(Some records)
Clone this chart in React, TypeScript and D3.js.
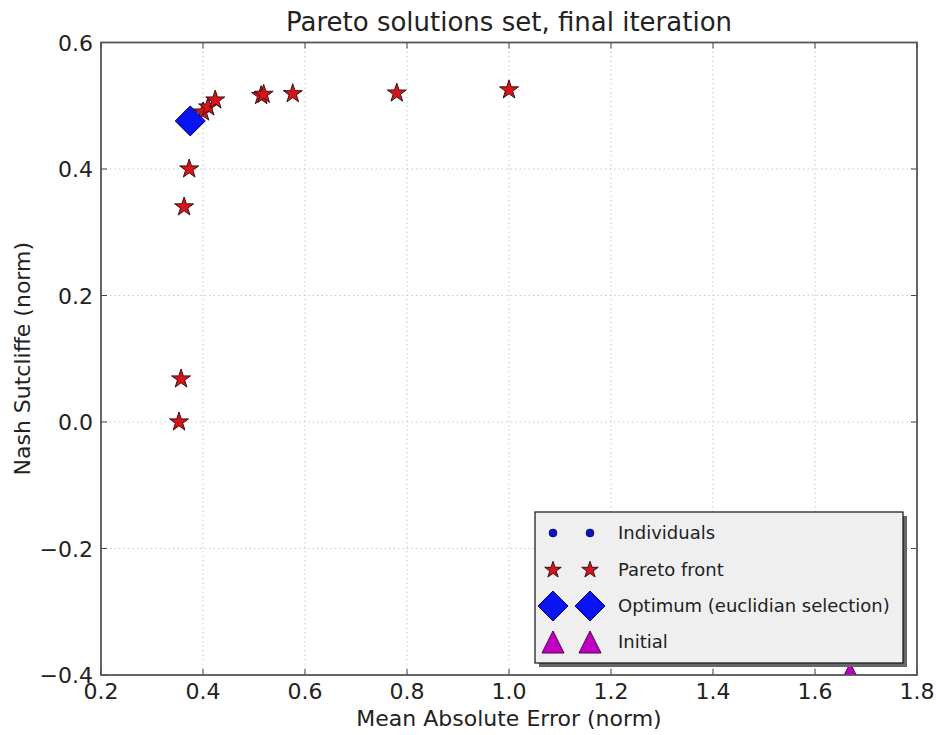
import React from "react";
import * as d3 from "d3";

const paretoX = [0.353, 0.357, 0.363, 0.373, 0.4, 0.41, 0.424, 0.514, 0.519, 0.576, 0.78, 1.0];
const paretoY = [0.0, 0.068, 0.34, 0.4, 0.49, 0.498, 0.509, 0.516, 0.518, 0.519, 0.52, 0.525];
const optimumX = [0.375];
const optimumY = [0.476];
const initialX = [1.669];
const initialY = [-0.4];
const xTicks = [0.2, 0.4, 0.6, 0.8, 1.0, 1.2, 1.4, 1.6, 1.8];
const yTicks = [-0.4, -0.2, 0.0, 0.2, 0.4, 0.6];
const legendLabels = ["Individuals", "Pareto front", "Optimum (euclidian selection)", "Initial"];

const W = 936, H = 735;
const L = 101, R = 917, T = 42.5, B = 675;
const FONT = "DejaVu Sans, sans-serif";

const starPath = d3.symbol(d3.symbolStar, 112)()!;
const diamondPath = "M0,-15L15,0L0,15L-15,0Z";
const triPath = (h: number) => `M0,${-h}L${h},${h}L${-h},${h}Z`;

export default function App() {
  const x = d3.scaleLinear().domain([0.2, 1.8]).range([L, R]);
  const y = d3.scaleLinear().domain([-0.4, 0.6]).range([B, T]);
  const fmt = (v: number) => (v < 0 ? "\u2212" : "") + Math.abs(v).toFixed(1);
  const lx = 535, ly = 512, lw = 368, lh = 151;
  const rows = [533, 570, 606, 642];
  const mx = [553, 590];
  return (
    <svg width={W} height={H} style={{ position: "absolute", left: 0, top: 0, background: "#fff" }} fontFamily={FONT}>
      <defs>
        <clipPath id="plotclip">
          <rect x={L} y={T} width={R - L} height={B - T} />
        </clipPath>
      </defs>
      <rect x={0} y={0} width={W} height={H} fill="#fff" />
      {/* grid */}
      {xTicks.slice(1, -1).map((t) => (
        <line key={"gx" + t} x1={x(t)} x2={x(t)} y1={T} y2={B} stroke="#c8c8c8" strokeWidth={1} strokeDasharray="1.5,3" />
      ))}
      {yTicks.slice(1, -1).map((t) => (
        <line key={"gy" + t} x1={L} x2={R} y1={y(t)} y2={y(t)} stroke="#c8c8c8" strokeWidth={1} strokeDasharray="1.5,3" />
      ))}
      {/* ticks */}
      {xTicks.map((t) => (
        <g key={"tx" + t}>
          <line x1={x(t)} x2={x(t)} y1={B} y2={B - 6} stroke="#444" />
          <line x1={x(t)} x2={x(t)} y1={T} y2={T + 6} stroke="#444" />
          <text x={x(t)} y={B + 24} textAnchor="middle" fontSize={22} fill="#222">{fmt(t)}</text>
        </g>
      ))}
      {yTicks.map((t) => (
        <g key={"ty" + t}>
          <line x1={L} x2={L + 6} y1={y(t)} y2={y(t)} stroke="#444" />
          <line x1={R} x2={R - 6} y1={y(t)} y2={y(t)} stroke="#444" />
          <text x={L - 8} y={y(t) + 8} textAnchor="end" fontSize={22} fill="#222">{fmt(t)}</text>
        </g>
      ))}
      {/* marks */}
      <g clipPath="url(#plotclip)">
        {paretoX.map((v, i) => (
          <path key={"p" + i} d={starPath} transform={`translate(${x(v)},${y(paretoY[i])})`} fill="#d8141a" stroke="#3a1010" strokeWidth={1} />
        ))}
        {optimumX.map((v, i) => (
          <path key={"o" + i} d={diamondPath} transform={`translate(${x(v)},${y(optimumY[i])})`} fill="#0a14f0" stroke="#000060" strokeWidth={1} />
        ))}
        {initialX.map((v, i) => (
          <path key={"in" + i} d={triPath(12)} transform={`translate(${x(v)},${y(initialY[i])})`} fill="#c000c0" stroke="#500050" strokeWidth={1} />
        ))}
      </g>
      {/* frame */}
      <rect x={L} y={T} width={R - L} height={B - T} fill="none" stroke="#555" strokeWidth={1.8} />
      {/* legend */}
      <rect x={lx + 4} y={ly + 4} width={lw} height={lh} fill="#666" />
      <rect x={lx} y={ly} width={lw} height={lh} fill="#efefef" stroke="#111" strokeWidth={1.2} />
      {mx.map((m) => (
        <g key={"lm" + m}>
          <circle cx={m} cy={rows[0]} r={4} fill="#0a14c0" stroke="#000050" strokeWidth={0.6} />
          <path d={d3.symbol(d3.symbolStar, 85)()!} transform={`translate(${m},${rows[1]})`} fill="#d8141a" stroke="#3a1010" strokeWidth={1} />
          <path d={diamondPath} transform={`translate(${m},${rows[2]})`} fill="#0a14f0" stroke="#000060" strokeWidth={1} />
          <path d={triPath(11)} transform={`translate(${m},${rows[3]})`} fill="#c000c0" stroke="#500050" strokeWidth={1} />
        </g>
      ))}
      {legendLabels.map((l, i) => (
        <text key={l} x={618} y={rows[i] + 6} fontSize={18} fill="#222">{l}</text>
      ))}
      {/* titles */}
      <text x={(L + R) / 2} y={31} textAnchor="middle" fontSize={26} fill="#222">Pareto solutions set, final iteration</text>
      <text x={(L + R) / 2} y={726} textAnchor="middle" fontSize={22} fill="#222">Mean Absolute Error (norm)</text>
      <text transform={`translate(30,${(T + B) / 2}) rotate(-90)`} textAnchor="middle" fontSize={22} fill="#222">Nash Sutcliffe (norm)</text>
    </svg>
  );
}
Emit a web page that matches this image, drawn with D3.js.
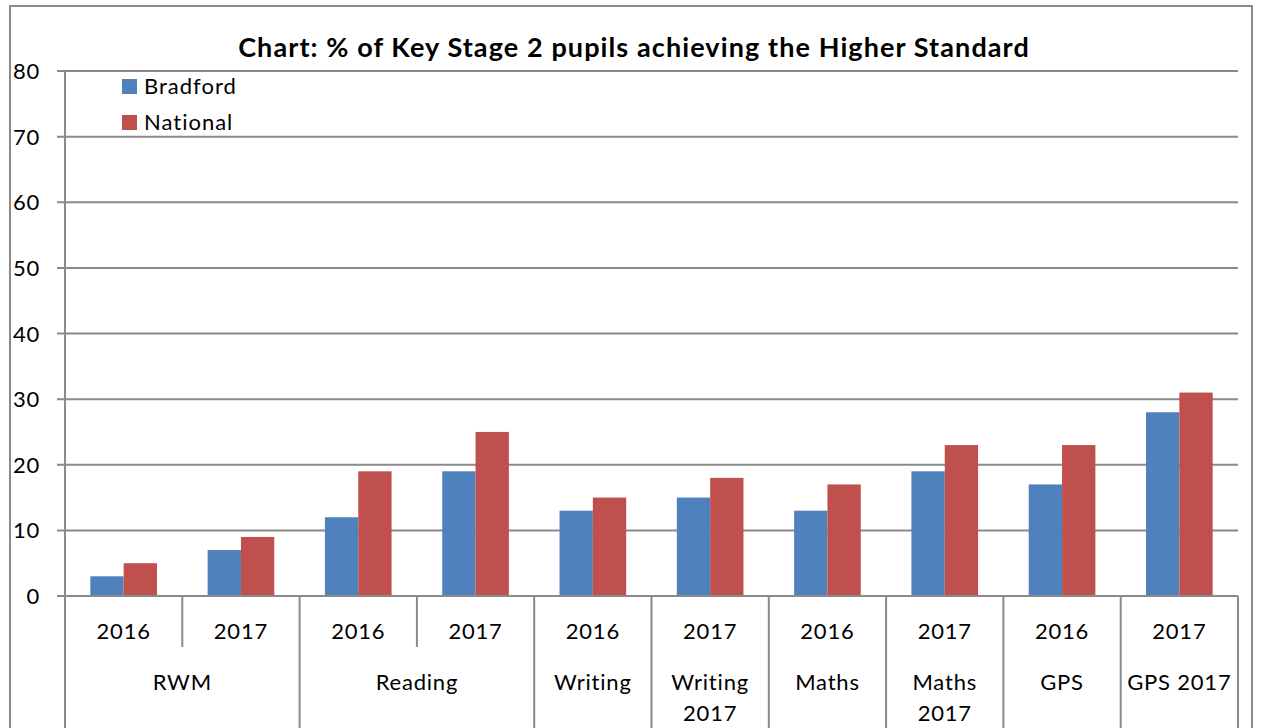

> [WORK TO DO]: Up to and including the line that contains "import * as", print the records above exactly from their first line, without any pictures.

> [SOLUTION FOR THIS EXERCISE]:
Clone this chart in React, TypeScript and D3.js.
import React from "react";
import * as d3 from "d3";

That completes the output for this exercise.